Now we have say more than 1 million such visitor ids needed to be inserted into this table.
Solution
Use CSV as the data source
visitor id
4B1A9AFD6614529C3C37D5F18C5E070DD34D33BFA2B7E04F70D23B0FB1945401
A72BCFA9DC6A089C5D465531C988CFEC84F83CA0159250CD5A314D67544F7DEF
...
Use activerecord-import
for bulk import
- require dependencies
require 'activerecord-import/base'
require 'activerecord-import/active_record/adapters/mysql2_adapter'
- initialize a queue to buffer the record objects
class VisitorIdsImporter
SOURCE_CSV_FILE = '/path/to/visitor_ids.csv'
CHUNK_SIZE = 10_000
MAX_IMPORT_THREADS = 3
def initialize
@queue = Queue.new
end
end
- produces the records
class VisitorIdsImporter
def build_visitor_ids
Thread.new do
counter = 0
visitor_ids = []
CSV.foreach(SOURCE_CSV_FILE, headers: true) do |row|
visitor_ids << [row['visitor id']]
counter += 1
if (counter % CHUNK_SIZE).zero?
@queue << visitor_ids
visitor_ids = []
end
end
@queue << visitor_ids unless visitor_ids.empty?
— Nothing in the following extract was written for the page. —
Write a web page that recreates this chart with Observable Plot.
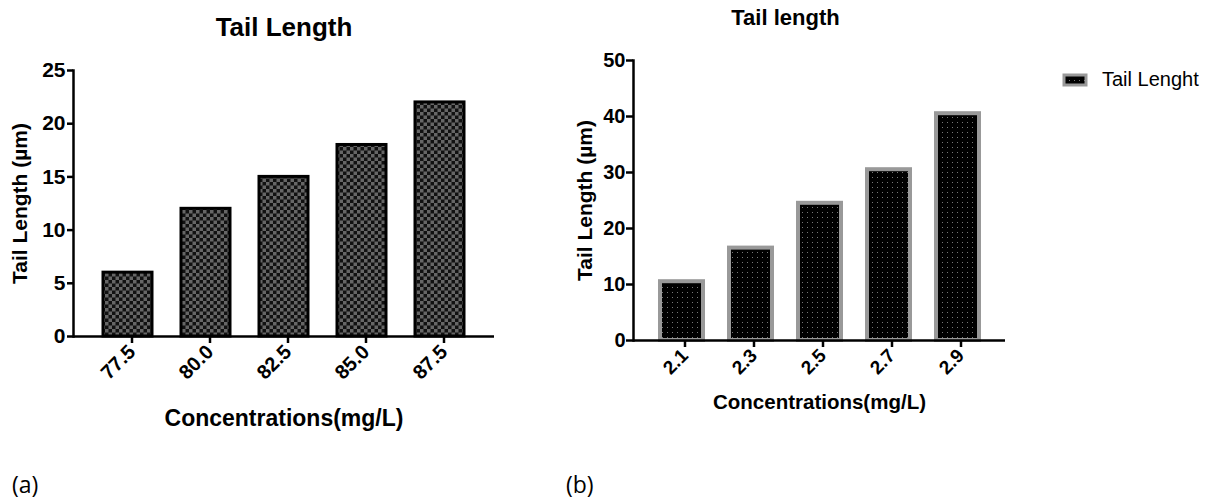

MAX_IMPORT_THREADS.times do
@queue << :done
end
end
end
end
- imports the records
class VisitorIdsImporter
def import_visitor_ids
MAX_IMPORT_THREADS.times.map do
Thread.new do
while (visitor_ids = @queue.pop)
break if visitor_ids == :done
VisitorId.import! [:visitor_id], visitor_ids, validate: false
puts "[#{Thread.current.object_id}]: #{Time.now}: Imported #{visitor_ids.size}."
end
end
end.each(&:join)
end
end
- run the import
class VisitorIdsImporter
def start
puts "#{Time.now}: Import start"
build_visitor_ids
import_visitor_ids
puts "#{Time.now}: Import end"
end
end
Summary
How long does it take to import 1 million records?
It depends.
As a reference though:
It took around 2 minutes for an AWS instance with 16G memory and 4 CPUs to import about 1 million records into a mysql instance also hosted by AWS.